* _Aim of the exercise_
Print only the lines from the top of the data through the line with "import pandas as pd", both included, skipping every picture.

* _Dataset excerpt_
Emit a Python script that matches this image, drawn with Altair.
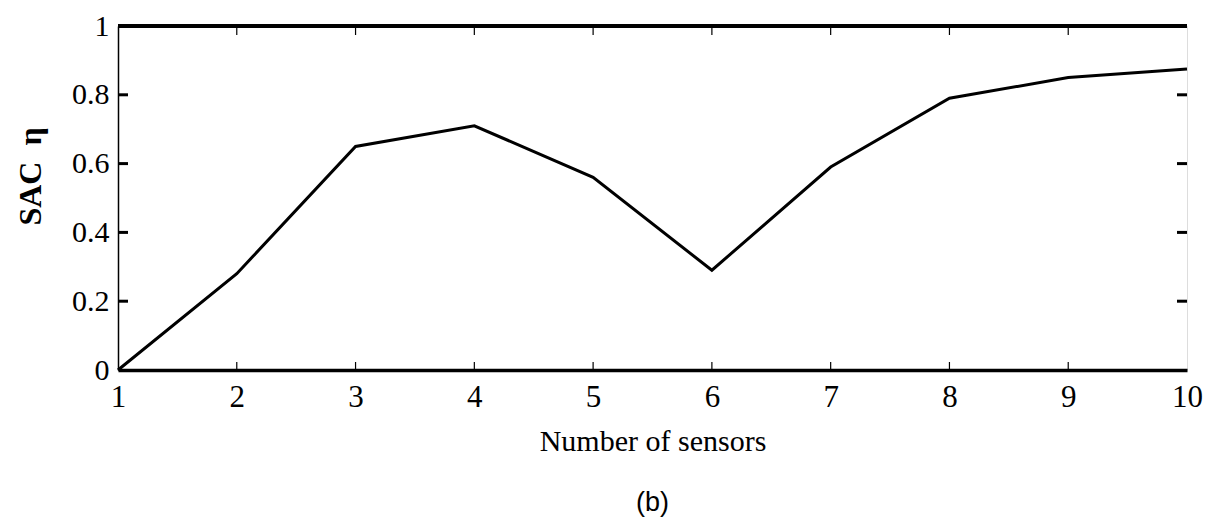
import altair as alt
import pandas as pd

# ---- data ----
sensors = [1, 2, 3, 4, 5, 6, 7, 8, 9, 10]
sac = [0.0, 0.28, 0.65, 0.71, 0.56, 0.29, 0.59, 0.79, 0.85, 0.875]
upper = [1.0, 1.0, 1.0, 1.0, 1.0, 1.0, 1.0, 1.0, 1.0, 1.0]

x_ticks = [2, 3, 4, 5, 6, 7, 8, 9]
y_ticks = [0.2, 0.4, 0.6, 0.8]
x_labels = [1, 2, 3, 4, 5, 6, 7, 8, 9, 10]
y_labels = [0, 0.2, 0.4, 0.6, 0.8, 1]

W, H = 1069, 344

df = pd.DataFrame({"n": sensors, "sac": sac, "upper": upper})
dfx = pd.DataFrame({"t": x_ticks})
dfy = pd.DataFrame({"t": y_ticks})

xscale = alt.Scale(domain=[1, 10], nice=False, zero=False)
yscale = alt.Scale(domain=[0, 1], nice=False)

xaxis = alt.Axis(
    values=x_labels, format="d", tickSize=0, grid=False, domain=True,
    domainWidth=3.5, domainColor="black", labelFont="Liberation Serif",
    labelFontSize=31, labelColor="black", labelPadding=12,
    title="Number of sensors", titleFont="Liberation Serif", titleFontSize=30,
    titleFontWeight="normal", titleColor="black", titlePadding=14,
    labelFlush=False,
)
yaxis = alt.Axis(
    values=y_labels, format=".1~f", tickSize=0, grid=False, domain=True,
    domainWidth=1.5, domainColor="black", labelFont="Liberation Serif",
    labelFontSize=30, labelColor="black", labelPadding=9,
    title="SAC\u2002η", titleFont="Liberation Serif", titleFontSize=32,
    titleFontWeight="bold", titleColor="black", titleAngle=-90,
    titleAlign="center", titleBaseline="middle", titleX=-88, titleY=150,
    labelFlush=False,
)

line = alt.Chart(df).mark_line(color="black", strokeWidth=3).encode(
    x=alt.X("n:Q", scale=xscale, axis=xaxis),
    y=alt.Y("sac:Q", scale=yscale, axis=yaxis),
)
top = alt.Chart(df).mark_line(color="black", strokeWidth=4).encode(
    x=alt.X("n:Q", scale=xscale),
    y=alt.Y("upper:Q", scale=yscale),
)

tick_bottom = alt.Chart(dfx).mark_rule(color="black", strokeWidth=1.2).encode(
    x=alt.X("t:Q", scale=xscale), y=alt.value(H), y2=alt.value(H - 8)
)
tick_top = alt.Chart(dfx).mark_rule(color="black", strokeWidth=1.2).encode(
    x=alt.X("t:Q", scale=xscale), y=alt.value(0), y2=alt.value(9)
)
tick_left = alt.Chart(dfy).mark_rule(color="black", strokeWidth=3).encode(
    y=alt.Y("t:Q", scale=yscale), x=alt.value(0), x2=alt.value(10)
)
tick_right = alt.Chart(dfy).mark_rule(color="black", strokeWidth=3).encode(
    y=alt.Y("t:Q", scale=yscale), x=alt.value(W - 10), x2=alt.value(W)
)

chart = alt.layer(line, top, tick_bottom, tick_top, tick_left, tick_right).properties(
    width=W, height=H,
    autosize=alt.AutoSizeParams(type="none"),
    padding={"left": 110, "top": 18, "right": 16, "bottom": 152},
    title=alt.TitleParams(
        "(b)", orient="bottom", anchor="middle", font="Liberation Sans",
        fontSize=27, fontWeight="normal", color="black", offset=34,
    ),
).configure_view(stroke="black", strokeWidth=1.5).configure(background="white")

chart.save("out.html", embed_options={"renderer": "svg", "actions": False})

* _Exercise result_
Emit a Python script that matches this image, drawn with Altair.
import altair as alt
import pandas as pd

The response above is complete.